### What to work on:
Which lines of the records contain "this"? Collect every one of them.

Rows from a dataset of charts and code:

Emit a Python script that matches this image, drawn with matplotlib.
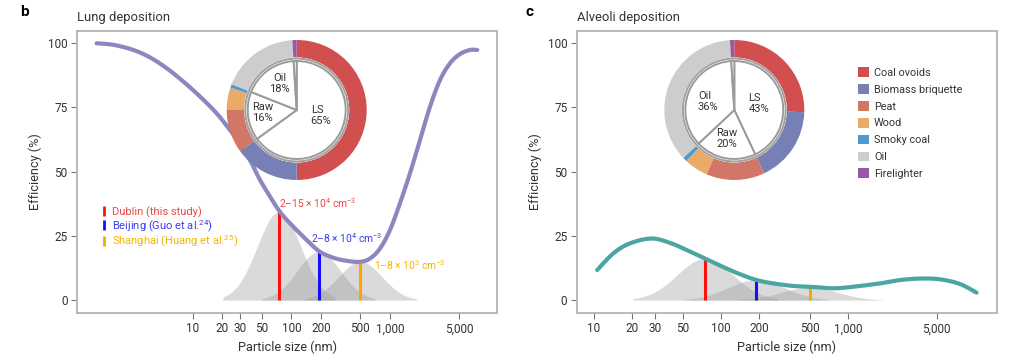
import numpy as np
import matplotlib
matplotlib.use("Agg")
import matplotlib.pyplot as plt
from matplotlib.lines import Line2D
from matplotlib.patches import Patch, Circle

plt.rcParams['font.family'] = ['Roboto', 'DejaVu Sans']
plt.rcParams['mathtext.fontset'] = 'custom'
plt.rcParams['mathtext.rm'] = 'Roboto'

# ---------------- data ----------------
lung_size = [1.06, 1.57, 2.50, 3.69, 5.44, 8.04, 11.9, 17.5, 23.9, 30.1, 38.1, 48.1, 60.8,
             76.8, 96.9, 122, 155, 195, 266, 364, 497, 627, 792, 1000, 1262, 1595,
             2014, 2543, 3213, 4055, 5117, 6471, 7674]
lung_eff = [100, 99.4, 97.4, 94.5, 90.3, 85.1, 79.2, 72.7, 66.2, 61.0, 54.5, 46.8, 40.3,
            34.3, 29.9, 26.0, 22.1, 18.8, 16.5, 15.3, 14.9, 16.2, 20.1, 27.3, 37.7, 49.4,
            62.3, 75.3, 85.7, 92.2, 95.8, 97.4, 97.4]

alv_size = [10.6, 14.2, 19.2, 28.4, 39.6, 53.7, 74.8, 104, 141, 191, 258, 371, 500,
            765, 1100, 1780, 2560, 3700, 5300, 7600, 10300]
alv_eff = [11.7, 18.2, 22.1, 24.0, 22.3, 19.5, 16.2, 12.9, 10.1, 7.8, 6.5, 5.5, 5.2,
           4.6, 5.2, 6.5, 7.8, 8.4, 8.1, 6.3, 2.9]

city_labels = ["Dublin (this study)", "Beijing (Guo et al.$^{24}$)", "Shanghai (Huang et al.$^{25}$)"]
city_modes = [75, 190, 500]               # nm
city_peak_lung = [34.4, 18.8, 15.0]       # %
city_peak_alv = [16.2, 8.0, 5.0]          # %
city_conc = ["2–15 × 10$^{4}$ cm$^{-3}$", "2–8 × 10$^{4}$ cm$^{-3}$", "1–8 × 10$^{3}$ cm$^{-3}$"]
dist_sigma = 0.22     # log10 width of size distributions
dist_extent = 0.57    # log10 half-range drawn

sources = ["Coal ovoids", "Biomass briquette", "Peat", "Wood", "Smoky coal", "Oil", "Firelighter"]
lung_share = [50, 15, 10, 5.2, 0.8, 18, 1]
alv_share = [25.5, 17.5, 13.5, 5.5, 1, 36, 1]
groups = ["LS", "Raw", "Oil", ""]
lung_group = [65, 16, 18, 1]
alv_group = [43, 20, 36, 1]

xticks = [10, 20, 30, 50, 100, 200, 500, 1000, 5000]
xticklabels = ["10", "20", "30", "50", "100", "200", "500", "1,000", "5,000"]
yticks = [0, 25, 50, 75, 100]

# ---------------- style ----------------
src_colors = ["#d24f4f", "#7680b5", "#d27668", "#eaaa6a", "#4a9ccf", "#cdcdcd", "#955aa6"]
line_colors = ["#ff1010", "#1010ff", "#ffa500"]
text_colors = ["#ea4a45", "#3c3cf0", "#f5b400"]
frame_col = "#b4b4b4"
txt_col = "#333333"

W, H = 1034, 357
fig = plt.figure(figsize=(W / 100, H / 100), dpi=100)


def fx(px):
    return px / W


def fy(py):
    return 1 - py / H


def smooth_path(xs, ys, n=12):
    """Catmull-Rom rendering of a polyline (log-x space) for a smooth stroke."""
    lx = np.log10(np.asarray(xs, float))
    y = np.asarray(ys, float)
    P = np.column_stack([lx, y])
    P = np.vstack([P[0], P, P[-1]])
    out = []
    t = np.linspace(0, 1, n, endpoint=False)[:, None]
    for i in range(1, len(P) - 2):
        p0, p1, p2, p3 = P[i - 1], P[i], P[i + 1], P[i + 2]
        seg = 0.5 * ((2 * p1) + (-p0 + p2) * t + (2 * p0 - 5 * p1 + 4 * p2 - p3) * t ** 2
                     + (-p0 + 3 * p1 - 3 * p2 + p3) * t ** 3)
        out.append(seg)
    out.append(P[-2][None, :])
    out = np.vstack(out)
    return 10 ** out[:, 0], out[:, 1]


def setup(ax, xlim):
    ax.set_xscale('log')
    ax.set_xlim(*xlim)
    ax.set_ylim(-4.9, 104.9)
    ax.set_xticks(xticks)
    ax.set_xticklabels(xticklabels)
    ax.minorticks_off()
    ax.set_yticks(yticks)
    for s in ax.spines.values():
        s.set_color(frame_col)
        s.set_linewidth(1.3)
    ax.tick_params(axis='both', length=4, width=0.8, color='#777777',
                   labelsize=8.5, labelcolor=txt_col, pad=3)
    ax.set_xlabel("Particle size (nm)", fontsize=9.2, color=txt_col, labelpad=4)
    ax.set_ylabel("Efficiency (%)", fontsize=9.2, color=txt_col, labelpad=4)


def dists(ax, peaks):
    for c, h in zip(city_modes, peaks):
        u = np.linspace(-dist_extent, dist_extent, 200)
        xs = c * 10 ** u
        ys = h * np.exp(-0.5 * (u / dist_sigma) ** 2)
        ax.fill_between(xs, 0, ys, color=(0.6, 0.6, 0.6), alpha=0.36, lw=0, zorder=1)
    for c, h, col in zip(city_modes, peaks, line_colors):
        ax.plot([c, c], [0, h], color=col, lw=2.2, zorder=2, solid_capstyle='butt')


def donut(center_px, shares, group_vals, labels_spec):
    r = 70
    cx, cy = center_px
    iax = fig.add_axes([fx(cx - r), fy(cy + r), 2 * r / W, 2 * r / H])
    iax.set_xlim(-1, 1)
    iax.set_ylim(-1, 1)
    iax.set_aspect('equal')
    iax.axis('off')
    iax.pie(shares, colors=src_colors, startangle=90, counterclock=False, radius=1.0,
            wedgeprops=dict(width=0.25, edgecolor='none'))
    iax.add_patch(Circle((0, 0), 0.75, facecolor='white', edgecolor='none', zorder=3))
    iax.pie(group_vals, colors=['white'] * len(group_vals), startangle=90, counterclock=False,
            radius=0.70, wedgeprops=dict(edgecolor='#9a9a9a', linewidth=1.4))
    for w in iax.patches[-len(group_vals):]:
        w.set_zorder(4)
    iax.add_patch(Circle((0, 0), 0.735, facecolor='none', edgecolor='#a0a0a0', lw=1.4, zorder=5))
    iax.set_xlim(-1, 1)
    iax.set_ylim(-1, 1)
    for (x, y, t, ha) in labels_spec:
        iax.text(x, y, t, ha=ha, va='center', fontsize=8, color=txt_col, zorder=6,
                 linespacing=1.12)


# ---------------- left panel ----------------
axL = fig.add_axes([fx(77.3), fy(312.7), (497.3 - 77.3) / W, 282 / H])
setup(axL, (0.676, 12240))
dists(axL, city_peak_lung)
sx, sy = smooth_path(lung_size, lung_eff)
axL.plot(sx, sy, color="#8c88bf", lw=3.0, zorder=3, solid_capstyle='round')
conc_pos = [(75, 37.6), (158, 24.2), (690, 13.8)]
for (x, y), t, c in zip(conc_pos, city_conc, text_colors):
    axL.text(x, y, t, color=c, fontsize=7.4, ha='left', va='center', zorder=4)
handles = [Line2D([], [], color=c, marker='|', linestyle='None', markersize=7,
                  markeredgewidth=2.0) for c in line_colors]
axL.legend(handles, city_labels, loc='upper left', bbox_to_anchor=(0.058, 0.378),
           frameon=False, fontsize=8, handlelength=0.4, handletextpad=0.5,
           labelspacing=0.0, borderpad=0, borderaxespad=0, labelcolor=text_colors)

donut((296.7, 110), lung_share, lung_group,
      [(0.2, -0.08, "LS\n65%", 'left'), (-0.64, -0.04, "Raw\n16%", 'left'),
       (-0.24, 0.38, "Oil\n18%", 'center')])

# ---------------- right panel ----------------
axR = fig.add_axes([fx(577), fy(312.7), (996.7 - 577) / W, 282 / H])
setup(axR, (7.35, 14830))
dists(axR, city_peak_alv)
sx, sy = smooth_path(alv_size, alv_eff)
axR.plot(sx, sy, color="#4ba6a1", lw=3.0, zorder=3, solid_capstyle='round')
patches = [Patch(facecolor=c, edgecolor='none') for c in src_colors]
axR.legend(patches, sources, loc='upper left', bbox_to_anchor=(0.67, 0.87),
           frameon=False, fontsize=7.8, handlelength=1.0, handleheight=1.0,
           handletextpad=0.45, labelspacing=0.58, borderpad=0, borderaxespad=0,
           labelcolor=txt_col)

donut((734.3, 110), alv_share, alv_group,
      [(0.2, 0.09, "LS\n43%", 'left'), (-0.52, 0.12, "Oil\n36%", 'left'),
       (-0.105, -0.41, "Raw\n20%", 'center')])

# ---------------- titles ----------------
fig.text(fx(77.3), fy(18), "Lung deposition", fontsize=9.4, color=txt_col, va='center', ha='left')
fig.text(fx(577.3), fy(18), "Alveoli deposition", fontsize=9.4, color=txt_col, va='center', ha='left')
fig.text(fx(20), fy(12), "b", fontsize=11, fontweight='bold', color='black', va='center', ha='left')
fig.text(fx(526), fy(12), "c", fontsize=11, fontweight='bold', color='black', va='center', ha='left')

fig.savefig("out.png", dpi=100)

---

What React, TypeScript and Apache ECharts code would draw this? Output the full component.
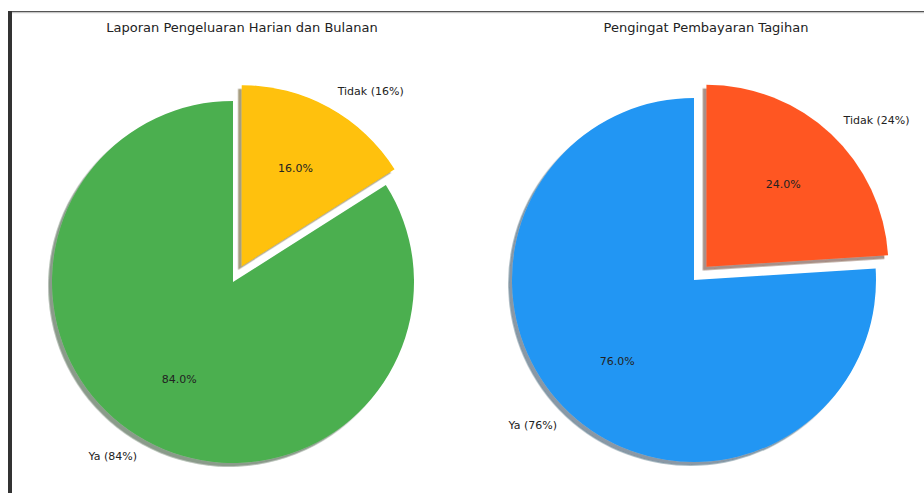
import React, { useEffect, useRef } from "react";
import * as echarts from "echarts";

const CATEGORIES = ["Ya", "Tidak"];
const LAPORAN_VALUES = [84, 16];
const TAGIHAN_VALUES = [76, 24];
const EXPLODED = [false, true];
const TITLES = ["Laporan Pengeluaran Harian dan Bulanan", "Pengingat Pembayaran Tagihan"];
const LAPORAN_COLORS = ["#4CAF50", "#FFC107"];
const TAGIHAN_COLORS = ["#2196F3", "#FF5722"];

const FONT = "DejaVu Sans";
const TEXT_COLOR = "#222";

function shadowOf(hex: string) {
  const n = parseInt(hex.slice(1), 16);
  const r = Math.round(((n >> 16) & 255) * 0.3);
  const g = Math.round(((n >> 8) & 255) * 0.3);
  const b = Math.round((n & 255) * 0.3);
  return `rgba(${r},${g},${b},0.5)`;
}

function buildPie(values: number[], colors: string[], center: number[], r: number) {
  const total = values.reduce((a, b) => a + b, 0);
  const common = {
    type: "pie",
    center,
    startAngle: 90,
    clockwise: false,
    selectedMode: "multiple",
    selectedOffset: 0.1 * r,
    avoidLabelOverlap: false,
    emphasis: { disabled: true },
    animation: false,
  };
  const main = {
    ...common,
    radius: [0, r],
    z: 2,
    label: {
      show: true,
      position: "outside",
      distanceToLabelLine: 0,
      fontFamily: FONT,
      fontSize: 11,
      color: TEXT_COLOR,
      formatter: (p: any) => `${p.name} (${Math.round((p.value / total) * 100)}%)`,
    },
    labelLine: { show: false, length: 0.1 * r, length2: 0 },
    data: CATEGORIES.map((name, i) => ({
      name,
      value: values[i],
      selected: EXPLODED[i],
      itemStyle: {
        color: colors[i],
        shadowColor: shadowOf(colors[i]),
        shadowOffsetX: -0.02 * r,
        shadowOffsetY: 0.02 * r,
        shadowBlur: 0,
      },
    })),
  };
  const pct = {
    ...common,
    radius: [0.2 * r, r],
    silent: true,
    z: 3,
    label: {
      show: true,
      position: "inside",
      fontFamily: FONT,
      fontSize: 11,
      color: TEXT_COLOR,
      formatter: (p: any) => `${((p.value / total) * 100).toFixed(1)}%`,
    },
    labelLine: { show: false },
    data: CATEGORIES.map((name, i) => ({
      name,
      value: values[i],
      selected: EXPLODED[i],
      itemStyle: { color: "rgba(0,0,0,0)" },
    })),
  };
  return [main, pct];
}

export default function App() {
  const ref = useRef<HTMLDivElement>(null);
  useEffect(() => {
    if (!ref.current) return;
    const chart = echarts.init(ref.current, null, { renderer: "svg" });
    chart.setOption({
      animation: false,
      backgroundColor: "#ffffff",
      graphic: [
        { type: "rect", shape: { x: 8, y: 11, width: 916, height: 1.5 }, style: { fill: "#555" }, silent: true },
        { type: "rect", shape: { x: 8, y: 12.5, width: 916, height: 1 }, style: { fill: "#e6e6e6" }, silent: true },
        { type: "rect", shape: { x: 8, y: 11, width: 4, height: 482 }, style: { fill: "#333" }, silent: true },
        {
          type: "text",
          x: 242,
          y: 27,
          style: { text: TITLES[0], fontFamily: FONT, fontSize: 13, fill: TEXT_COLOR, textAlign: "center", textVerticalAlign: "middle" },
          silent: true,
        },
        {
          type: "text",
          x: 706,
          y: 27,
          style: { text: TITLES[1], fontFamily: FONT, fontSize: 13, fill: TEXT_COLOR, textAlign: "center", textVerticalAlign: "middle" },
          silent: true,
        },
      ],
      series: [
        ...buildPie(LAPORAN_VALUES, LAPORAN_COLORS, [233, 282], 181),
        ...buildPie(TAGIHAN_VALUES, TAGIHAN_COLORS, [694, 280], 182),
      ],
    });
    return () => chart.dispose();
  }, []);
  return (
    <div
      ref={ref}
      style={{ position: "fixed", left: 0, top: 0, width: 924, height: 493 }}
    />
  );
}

### Response to the task:
Emit a Python script that matches this image, drawn with matplotlib.
city_labels = ["Dublin (this study)", "Beijing (Guo et al.$^{24}$)", "Shanghai (Huang et al.$^{25}$)"]
What React, TypeScript and Apache ECharts code would draw this? Output the full component.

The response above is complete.